Mastering this skill is a key differentiator for professional testers. A course focused on practical application, like an ISTQB-aligned Manual Testing Course, dedicates significant time to building this intuitive "break-it" mindset through hands-on exercises.

4. Testing for Exception Handling

This involves triggering conditions that cause the software to raise exceptions (e.g., dividing by zero, file not found, network timeout). The tester verifies that these exceptions are caught and handled gracefully—not with a raw stack trace exposed to the user.

Real-World Examples of Negative Testing (Manual Testing Context)

Let's translate theory into actionable test cases for common application features.

Example 1: User Registration Form

  • Field: Email Address.
    Negative Test: Enter "user@domain" (missing .com), "user domain.com" (space), or a massive string.
    Expected Result: Clear inline validation error: "Please enter a valid email address."
  • Field: Password (must be 8-12 chars).
    Negative Test: Enter "123" (too short), "1234567890123" (too long), or just spaces.
    Expected Result: Specific error indicating length rule violation.

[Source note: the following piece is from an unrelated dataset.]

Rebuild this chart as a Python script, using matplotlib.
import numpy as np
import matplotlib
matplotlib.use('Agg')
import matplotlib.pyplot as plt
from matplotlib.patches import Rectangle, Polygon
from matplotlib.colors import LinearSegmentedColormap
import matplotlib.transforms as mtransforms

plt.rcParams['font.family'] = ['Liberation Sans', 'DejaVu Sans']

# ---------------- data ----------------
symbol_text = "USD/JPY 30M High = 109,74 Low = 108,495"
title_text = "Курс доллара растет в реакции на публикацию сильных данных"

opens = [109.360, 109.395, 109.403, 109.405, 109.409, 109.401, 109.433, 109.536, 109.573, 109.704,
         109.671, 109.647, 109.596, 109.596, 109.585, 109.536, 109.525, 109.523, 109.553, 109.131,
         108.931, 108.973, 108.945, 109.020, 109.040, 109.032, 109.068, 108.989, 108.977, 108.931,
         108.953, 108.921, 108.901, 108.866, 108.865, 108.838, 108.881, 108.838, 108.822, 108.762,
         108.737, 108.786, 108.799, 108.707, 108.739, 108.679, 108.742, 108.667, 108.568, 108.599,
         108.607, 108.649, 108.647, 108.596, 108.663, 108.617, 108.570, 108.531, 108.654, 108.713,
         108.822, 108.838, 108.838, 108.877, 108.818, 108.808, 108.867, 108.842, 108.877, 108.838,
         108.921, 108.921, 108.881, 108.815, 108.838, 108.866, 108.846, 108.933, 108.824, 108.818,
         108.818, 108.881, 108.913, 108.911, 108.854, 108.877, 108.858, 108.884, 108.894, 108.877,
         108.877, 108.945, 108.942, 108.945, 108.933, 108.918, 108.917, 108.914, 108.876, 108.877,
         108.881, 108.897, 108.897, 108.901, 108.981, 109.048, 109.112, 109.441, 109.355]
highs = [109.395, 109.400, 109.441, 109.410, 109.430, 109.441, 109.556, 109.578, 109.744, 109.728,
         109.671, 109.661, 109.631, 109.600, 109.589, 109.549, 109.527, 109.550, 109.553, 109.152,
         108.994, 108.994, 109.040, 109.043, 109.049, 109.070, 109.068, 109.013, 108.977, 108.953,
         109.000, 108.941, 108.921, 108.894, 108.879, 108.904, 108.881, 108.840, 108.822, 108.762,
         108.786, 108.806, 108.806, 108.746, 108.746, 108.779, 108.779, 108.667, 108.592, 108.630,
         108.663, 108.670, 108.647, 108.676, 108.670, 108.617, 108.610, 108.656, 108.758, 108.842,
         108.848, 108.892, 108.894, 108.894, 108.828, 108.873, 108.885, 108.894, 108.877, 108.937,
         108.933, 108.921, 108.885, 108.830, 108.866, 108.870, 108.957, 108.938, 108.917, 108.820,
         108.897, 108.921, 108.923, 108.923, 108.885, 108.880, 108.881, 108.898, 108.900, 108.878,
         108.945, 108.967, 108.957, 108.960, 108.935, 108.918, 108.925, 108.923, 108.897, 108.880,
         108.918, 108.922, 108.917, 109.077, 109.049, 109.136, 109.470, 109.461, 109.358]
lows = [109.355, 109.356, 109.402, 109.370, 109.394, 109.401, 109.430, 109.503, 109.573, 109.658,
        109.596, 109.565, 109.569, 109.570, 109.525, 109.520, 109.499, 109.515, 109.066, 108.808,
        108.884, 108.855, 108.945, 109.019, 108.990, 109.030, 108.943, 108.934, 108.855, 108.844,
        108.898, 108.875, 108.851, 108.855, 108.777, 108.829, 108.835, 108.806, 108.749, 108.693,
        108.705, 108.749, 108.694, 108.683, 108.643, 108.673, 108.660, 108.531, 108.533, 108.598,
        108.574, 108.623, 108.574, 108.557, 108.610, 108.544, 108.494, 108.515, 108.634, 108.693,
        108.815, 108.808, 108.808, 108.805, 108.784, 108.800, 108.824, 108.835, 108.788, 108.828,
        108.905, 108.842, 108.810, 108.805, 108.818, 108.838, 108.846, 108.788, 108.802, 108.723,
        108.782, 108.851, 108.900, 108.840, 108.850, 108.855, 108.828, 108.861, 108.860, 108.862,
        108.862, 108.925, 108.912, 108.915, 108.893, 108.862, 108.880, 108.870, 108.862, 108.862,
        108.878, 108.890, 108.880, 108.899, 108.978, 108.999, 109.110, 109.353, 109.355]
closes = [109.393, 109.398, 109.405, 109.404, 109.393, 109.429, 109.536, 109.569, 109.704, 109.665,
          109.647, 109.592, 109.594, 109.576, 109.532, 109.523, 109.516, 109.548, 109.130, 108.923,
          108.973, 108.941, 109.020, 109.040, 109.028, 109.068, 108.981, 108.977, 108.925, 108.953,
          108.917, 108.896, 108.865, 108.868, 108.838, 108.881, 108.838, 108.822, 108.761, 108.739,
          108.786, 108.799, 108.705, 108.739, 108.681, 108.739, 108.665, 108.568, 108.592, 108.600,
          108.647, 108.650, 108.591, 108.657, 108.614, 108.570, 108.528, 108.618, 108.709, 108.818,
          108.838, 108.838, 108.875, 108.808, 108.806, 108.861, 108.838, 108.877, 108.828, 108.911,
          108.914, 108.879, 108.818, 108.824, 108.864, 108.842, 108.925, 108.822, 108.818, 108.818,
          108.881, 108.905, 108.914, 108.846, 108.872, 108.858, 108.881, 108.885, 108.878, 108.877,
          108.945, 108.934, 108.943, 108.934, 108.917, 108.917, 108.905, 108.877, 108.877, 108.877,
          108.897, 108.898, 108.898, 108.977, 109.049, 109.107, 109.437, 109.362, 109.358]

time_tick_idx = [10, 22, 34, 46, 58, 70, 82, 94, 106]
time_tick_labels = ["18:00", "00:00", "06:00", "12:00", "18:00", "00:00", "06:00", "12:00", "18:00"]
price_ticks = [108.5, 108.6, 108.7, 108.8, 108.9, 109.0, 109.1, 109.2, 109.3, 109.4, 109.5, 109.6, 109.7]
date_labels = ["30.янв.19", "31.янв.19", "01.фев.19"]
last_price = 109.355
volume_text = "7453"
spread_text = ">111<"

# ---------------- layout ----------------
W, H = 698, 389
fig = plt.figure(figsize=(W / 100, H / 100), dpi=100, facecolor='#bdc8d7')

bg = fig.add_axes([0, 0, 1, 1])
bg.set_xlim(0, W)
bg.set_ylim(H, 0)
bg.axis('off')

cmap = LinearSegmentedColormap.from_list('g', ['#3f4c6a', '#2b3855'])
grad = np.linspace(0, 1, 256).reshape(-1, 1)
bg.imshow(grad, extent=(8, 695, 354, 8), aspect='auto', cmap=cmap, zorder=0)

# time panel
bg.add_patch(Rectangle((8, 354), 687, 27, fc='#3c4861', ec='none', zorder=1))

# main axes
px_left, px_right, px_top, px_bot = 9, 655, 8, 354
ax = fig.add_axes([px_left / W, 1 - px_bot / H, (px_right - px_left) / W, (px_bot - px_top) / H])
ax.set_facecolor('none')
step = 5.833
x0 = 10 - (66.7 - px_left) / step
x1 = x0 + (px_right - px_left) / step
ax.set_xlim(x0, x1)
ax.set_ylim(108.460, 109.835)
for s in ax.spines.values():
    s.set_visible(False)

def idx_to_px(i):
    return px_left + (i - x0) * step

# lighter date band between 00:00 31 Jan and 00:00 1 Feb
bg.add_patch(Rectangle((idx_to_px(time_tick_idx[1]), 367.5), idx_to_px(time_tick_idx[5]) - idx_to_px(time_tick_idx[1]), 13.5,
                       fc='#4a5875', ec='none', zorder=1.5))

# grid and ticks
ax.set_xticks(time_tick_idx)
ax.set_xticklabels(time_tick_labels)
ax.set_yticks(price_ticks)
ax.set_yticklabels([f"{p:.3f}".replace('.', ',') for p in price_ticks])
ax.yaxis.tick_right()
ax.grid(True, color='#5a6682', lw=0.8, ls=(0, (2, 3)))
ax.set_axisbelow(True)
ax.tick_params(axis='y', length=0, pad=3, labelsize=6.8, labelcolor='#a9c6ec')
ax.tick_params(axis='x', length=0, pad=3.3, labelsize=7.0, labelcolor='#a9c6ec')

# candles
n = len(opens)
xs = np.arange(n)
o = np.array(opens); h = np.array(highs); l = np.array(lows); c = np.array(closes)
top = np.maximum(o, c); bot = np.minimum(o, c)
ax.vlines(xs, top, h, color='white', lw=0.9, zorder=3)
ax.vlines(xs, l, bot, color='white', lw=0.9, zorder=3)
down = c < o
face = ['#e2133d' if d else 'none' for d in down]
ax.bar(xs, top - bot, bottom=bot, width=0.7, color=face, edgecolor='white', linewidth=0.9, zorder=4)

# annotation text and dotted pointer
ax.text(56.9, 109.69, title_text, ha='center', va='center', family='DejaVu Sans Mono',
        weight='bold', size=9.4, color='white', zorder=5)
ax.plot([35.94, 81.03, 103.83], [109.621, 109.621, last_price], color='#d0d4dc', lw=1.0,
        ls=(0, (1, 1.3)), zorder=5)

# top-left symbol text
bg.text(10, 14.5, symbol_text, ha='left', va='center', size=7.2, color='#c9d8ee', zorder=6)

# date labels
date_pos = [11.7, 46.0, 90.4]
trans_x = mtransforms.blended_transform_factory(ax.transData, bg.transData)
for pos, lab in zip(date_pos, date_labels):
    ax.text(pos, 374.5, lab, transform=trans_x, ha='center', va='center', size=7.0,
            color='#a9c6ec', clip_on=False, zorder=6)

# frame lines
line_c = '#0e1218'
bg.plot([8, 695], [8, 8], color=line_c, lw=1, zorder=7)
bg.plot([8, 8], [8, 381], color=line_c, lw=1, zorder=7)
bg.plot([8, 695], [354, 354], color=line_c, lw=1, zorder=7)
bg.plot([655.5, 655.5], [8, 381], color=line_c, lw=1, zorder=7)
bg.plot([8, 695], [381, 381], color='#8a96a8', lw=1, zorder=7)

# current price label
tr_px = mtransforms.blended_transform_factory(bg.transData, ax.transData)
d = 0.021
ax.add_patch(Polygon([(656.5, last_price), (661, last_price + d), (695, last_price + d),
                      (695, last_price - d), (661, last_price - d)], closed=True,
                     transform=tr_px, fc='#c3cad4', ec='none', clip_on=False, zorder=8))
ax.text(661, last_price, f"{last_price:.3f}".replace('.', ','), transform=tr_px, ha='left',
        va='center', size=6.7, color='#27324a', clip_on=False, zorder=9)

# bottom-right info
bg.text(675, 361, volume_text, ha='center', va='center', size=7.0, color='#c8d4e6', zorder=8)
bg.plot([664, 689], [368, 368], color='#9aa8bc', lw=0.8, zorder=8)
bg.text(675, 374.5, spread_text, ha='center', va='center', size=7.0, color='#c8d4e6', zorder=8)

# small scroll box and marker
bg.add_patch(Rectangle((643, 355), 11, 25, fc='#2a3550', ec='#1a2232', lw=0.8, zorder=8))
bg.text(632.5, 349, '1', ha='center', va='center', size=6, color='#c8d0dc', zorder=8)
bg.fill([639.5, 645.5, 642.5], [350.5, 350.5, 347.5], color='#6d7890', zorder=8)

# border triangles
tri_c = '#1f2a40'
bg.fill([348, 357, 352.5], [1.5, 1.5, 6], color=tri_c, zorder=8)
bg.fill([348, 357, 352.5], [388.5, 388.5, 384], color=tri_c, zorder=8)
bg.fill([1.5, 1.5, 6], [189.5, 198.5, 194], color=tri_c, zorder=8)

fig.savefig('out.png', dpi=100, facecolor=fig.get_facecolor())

Example 2: E-Commerce Checkout

  • Scenario: Applying a discount coupon.
    Negative Test: Apply an expired coupon, a malformed code, or use it twice.
    Expected Result: Message: "This coupon code is invalid or has expired." Cart total remains unchanged.
  • Scenario: Quantity in cart.
    Negative Test: Manually edit the cart HTML to set quantity to -1 or 9999 (exceeding stock).
    Expected Result: System should reject the update or reset to a valid maximum on the next action.

Challenges and Best Practices in Negative Testing

Negative testing is infinite—you can't test every possible invalid input. The key is risk-based, intelligent testing.

Challenges:

  • Scope Creep: The "what if" rabbit hole is deep. Prioritization is essential.
  • Oracle Problem: Sometimes, it's unclear what the correct error behavior should be, requiring clarification.
  • Environment Dependencies: Simulating network failures or server outages requires specific setup.

Best Practices:

  1. Prioritize Based on Risk: Focus on features handling sensitive data (payment, login) and user entry points.
  2. Document Expected Error Behavior: Requirements should define acceptable error messages and system state post-error.
  3. Use a Negative Test Case Checklist: Maintain a reusable list of common invalid inputs (null, special chars, boundaries, etc.) to apply across features.
  4. Collaborate with Developers: Understand the technical exception handling mechanisms in place to design more effective tests.

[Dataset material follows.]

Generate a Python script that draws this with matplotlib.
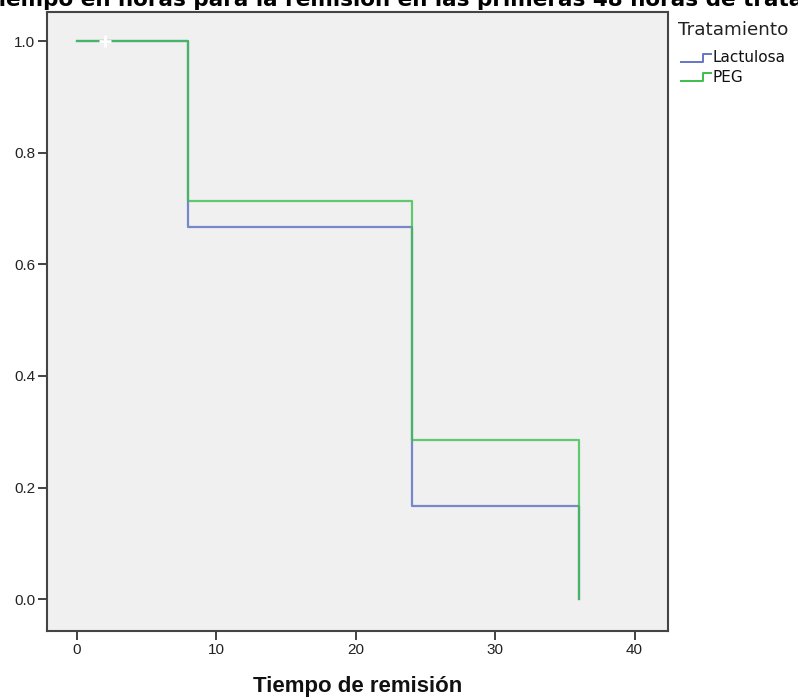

Building this disciplined, risk-based approach is a core outcome of quality training. For those looking to move from theory to execution, a curriculum that blends ISTQB Foundation Level concepts with real project workflows, such as a comprehensive Manual and Full-Stack Automation Testing Course, provides the necessary framework.

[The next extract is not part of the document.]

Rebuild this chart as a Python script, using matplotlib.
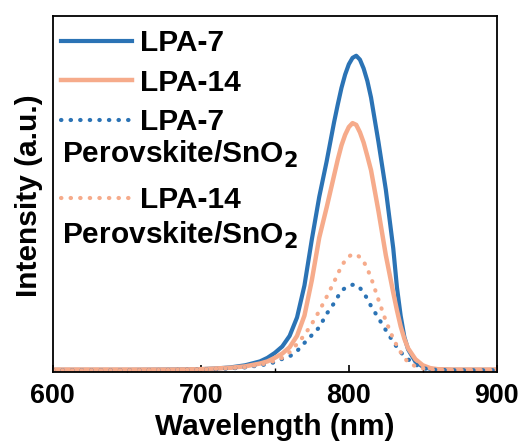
import matplotlib.pyplot as plt
from matplotlib.ticker import MultipleLocator, NullLocator

plt.rcParams['font.family'] = ['Liberation Sans', 'DejaVu Sans']
plt.rcParams['font.weight'] = 'bold'
plt.rcParams['mathtext.default'] = 'bf'

# wavelength grid (nm)
wl = [600, 650, 680, 700, 710, 720, 730, 740, 745, 750, 755, 760, 765, 770,
      775, 780, 785, 790, 792.5, 795, 797.5, 800, 802.5, 805, 807.5, 810,
      812.5, 815, 820, 825, 830, 832.5, 835, 837.5, 840, 845, 850, 855, 860,
      870, 880, 900]

lpa7 = [0.002, 0.002, 0.003, 0.004, 0.006, 0.009, 0.015, 0.026, 0.036, 0.05,
        0.068, 0.098, 0.15, 0.24, 0.37, 0.49, 0.59, 0.70, 0.75, 0.797, 0.835,
        0.864, 0.882, 0.888, 0.877, 0.852, 0.817, 0.77, 0.645, 0.51, 0.345,
        0.235, 0.155, 0.095, 0.06, 0.025, 0.011, 0.005, 0.003, 0.002, 0.002,
        0.002]
lpa14 = [0.003, 0.003, 0.003, 0.004, 0.006, 0.008, 0.012, 0.02, 0.026, 0.036,
         0.048, 0.066, 0.098, 0.155, 0.255, 0.375, 0.46, 0.55, 0.595, 0.635,
         0.665, 0.687, 0.698, 0.693, 0.672, 0.643, 0.605, 0.565, 0.45, 0.325,
         0.22, 0.17, 0.125, 0.09, 0.063, 0.032, 0.015, 0.007, 0.004, 0.003,
         0.003, 0.003]
lpa7_sno2 = [0.001, 0.001, 0.002, 0.003, 0.004, 0.006, 0.009, 0.015, 0.018,
             0.024, 0.033, 0.04, 0.055, 0.078, 0.10, 0.122, 0.16, 0.19, 0.208,
             0.225, 0.233, 0.238, 0.242, 0.242, 0.233, 0.22, 0.202, 0.182,
             0.148, 0.114, 0.081, 0.066, 0.052, 0.041, 0.032, 0.017, 0.007,
             0.003, 0.002, 0.001, 0.001, 0.001]
lpa14_sno2 = [0.001, 0.001, 0.002, 0.003, 0.005, 0.007, 0.01, 0.017, 0.021,
              0.028, 0.036, 0.052, 0.075, 0.10, 0.132, 0.168, 0.208, 0.25,
              0.272, 0.295, 0.31, 0.322, 0.328, 0.327, 0.32, 0.308, 0.287,
              0.262, 0.20, 0.14, 0.09, 0.07, 0.052, 0.036, 0.024, 0.012,
              0.006, 0.003, 0.002, 0.001, 0.001, 0.001]

blue = '#2b73b5'
salmon = '#f6ab8b'
dots = (0, (0.1, 2.2))

fig = plt.figure(figsize=(5.23, 4.45), dpi=100)
ax = fig.add_axes([0.101, 0.164, 0.849, 0.800])

l1, = ax.plot(wl, lpa7, color=blue, lw=3)
l2, = ax.plot(wl, lpa14, color=salmon, lw=3.2)
l3, = ax.plot(wl, lpa7_sno2, color=blue, lw=3, ls=dots, dash_capstyle='round')
l4, = ax.plot(wl, lpa14_sno2, color=salmon, lw=3, ls=dots,
              dash_capstyle='round')

ax.set_xlim(600, 900)
ax.set_ylim(-0.004, 1.0)
ax.xaxis.set_major_locator(MultipleLocator(100))
ax.xaxis.set_minor_locator(MultipleLocator(50))
ax.yaxis.set_major_locator(NullLocator())
ax.tick_params(axis='x', which='major', direction='in', length=5, width=1.2,
               labelsize=19.4, pad=8)
ax.tick_params(axis='x', which='minor', direction='in', length=3, width=1)
for s in ax.spines.values():
    s.set_linewidth(1.3)

ax.set_xlabel('Wavelength (nm)', fontsize=21.5, fontweight='bold', labelpad=3)
ax.set_ylabel('Intensity (a.u.)', fontsize=21.5, fontweight='bold')
ax.yaxis.set_label_coords(-0.022, 0.495)

leg_kw = dict(frameon=False, fontsize=21.5, handlelength=2.37,
              handletextpad=0.27, borderpad=0, borderaxespad=0,
              labelspacing=0.385)
leg1 = ax.legend([l1, l2, l3], ['LPA-7', 'LPA-14', 'LPA-7'], loc='upper left',
                 bbox_to_anchor=(0.018, 0.963), **leg_kw)
ax.add_artist(leg1)
ax.legend([l4], ['LPA-14'], loc='upper left', bbox_to_anchor=(0.018, 0.522),
          **leg_kw)
ax.text(0.02, 0.61, 'Perovskite/SnO$_2$', transform=ax.transAxes,
        fontsize=21.5, fontweight='bold', va='center')
ax.text(0.02, 0.385, 'Perovskite/SnO$_2$', transform=ax.transAxes,
        fontsize=21.5, fontweight='bold', va='center')

fig.savefig('out.png', dpi=100)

Integrating Negative Testing into Your QA Process

Negative testing shouldn't be an afterthought. Integrate it from the start:

  • In Test Planning: Allocate specific time and resources for negative testing activities.
  • In Test Design: For every positive test case, ask, "What are the 2-3 most likely ways this could be used incorrectly?" and design corresponding negative cases.
  • In Test Execution: Execute negative tests in a controlled environment, as they may leave the system in an unstable state.
  • In Bug Reporting: When a negative test fails (i.e., the system crashes instead of showing an error), report it with clear steps, actual vs. expected results, and severity.

Frequently Asked Questions on Negative Testing

Is negative testing the same as positive testing?
No, they are complementary. Positive testing verifies the system works correctly with valid inputs (the "happy path"). Negative testing verifies the system handles invalid inputs gracefully (the "unhappy paths"). You need both for complete coverage.
I'm new to testing. Where do I even start with thinking of invalid inputs?
Start simple! Begin with the most obvious mistakes: blank fields, entering text where numbers are required, and trying to submit forms without filling required data. Use the "boundary" and "data type" concepts as your guide. Practice is key—consider structured learning through a fundamentals course to build this mindset systematically.
How many negative test cases are enough? It seems endless.
You're right, it's theoretically infinite. The key is risk-based testing. Focus on the most probable user errors and the most severe potential outcomes (e.g., data loss, security breach). Use equivalence partitioning to test categories of invalid data rather than every single value.
What's the difference between "error," "defect," and "failure" in ISTQB terms?
This is a core ISTQB distinction. A human error causes a defect (bug) in the code. When that defective code is executed under certain conditions, it results in a system failure. Negative testing aims to trigger failures to reveal underlying defects.
Should negative testing be automated?
Critical negative test cases that are stable and frequently executed are excellent candidates for automation (e.g., field validations on a login page). However, exploratory and complex error scenario testing often requires a manual tester's intuition and observation.
What's a common real-world bug found by negative testing?
A classic example is the "website crash on entering an apostrophe in a name field." This often indicates unhandled input that breaks a SQL query (SQL Injection vulnerability). Negative testing with special characters routinely uncovers such security and stability flaws.
How do I know what the correct error message should be?
This should be defined in the software requirements or design specifications. If it's not, work with business analysts, product owners, or developers to agree on a user-friendly, non-technical message. The absence of a specification is a requirement defect in itself.
Can negative testing guarantee my software is bug-free?
No testing can guarantee 100% bug-free software. As the ISTQB principle states, "Testing shows the presence of defects, not their absence." Negative testing significantly improves robustness and reduces the probability of critical failures, but it is part of a broader quality assurance strategy.

Conclusion: Building Resilient Software

Negative testing is the unsung hero of quality assurance. It shifts the perspective from "does it work?" to "does it fail well?" By methodically injecting invalid inputs and probing for error scenarios, testers build a safety net that protects users and the business. Understanding its principles, as outlined in the ISTQB Foundation Level, provides a strong theoretical foundation. However, the true art lies in the practical, creative application of these principles to uncover the defects that matter most.

For aspiring testers, developing this "break-it" skill is crucial for job readiness. Combining formal ISTQB knowledge with hands-on practice in real project contexts—like designing comprehensive test suites for complex forms or APIs—creates a powerful skill set that is immediately valuable to employers. Whether you are preparing for the ISTQB exam or your first QA role, mastering negative testing is a definitive step toward becoming a competent and confident software tester.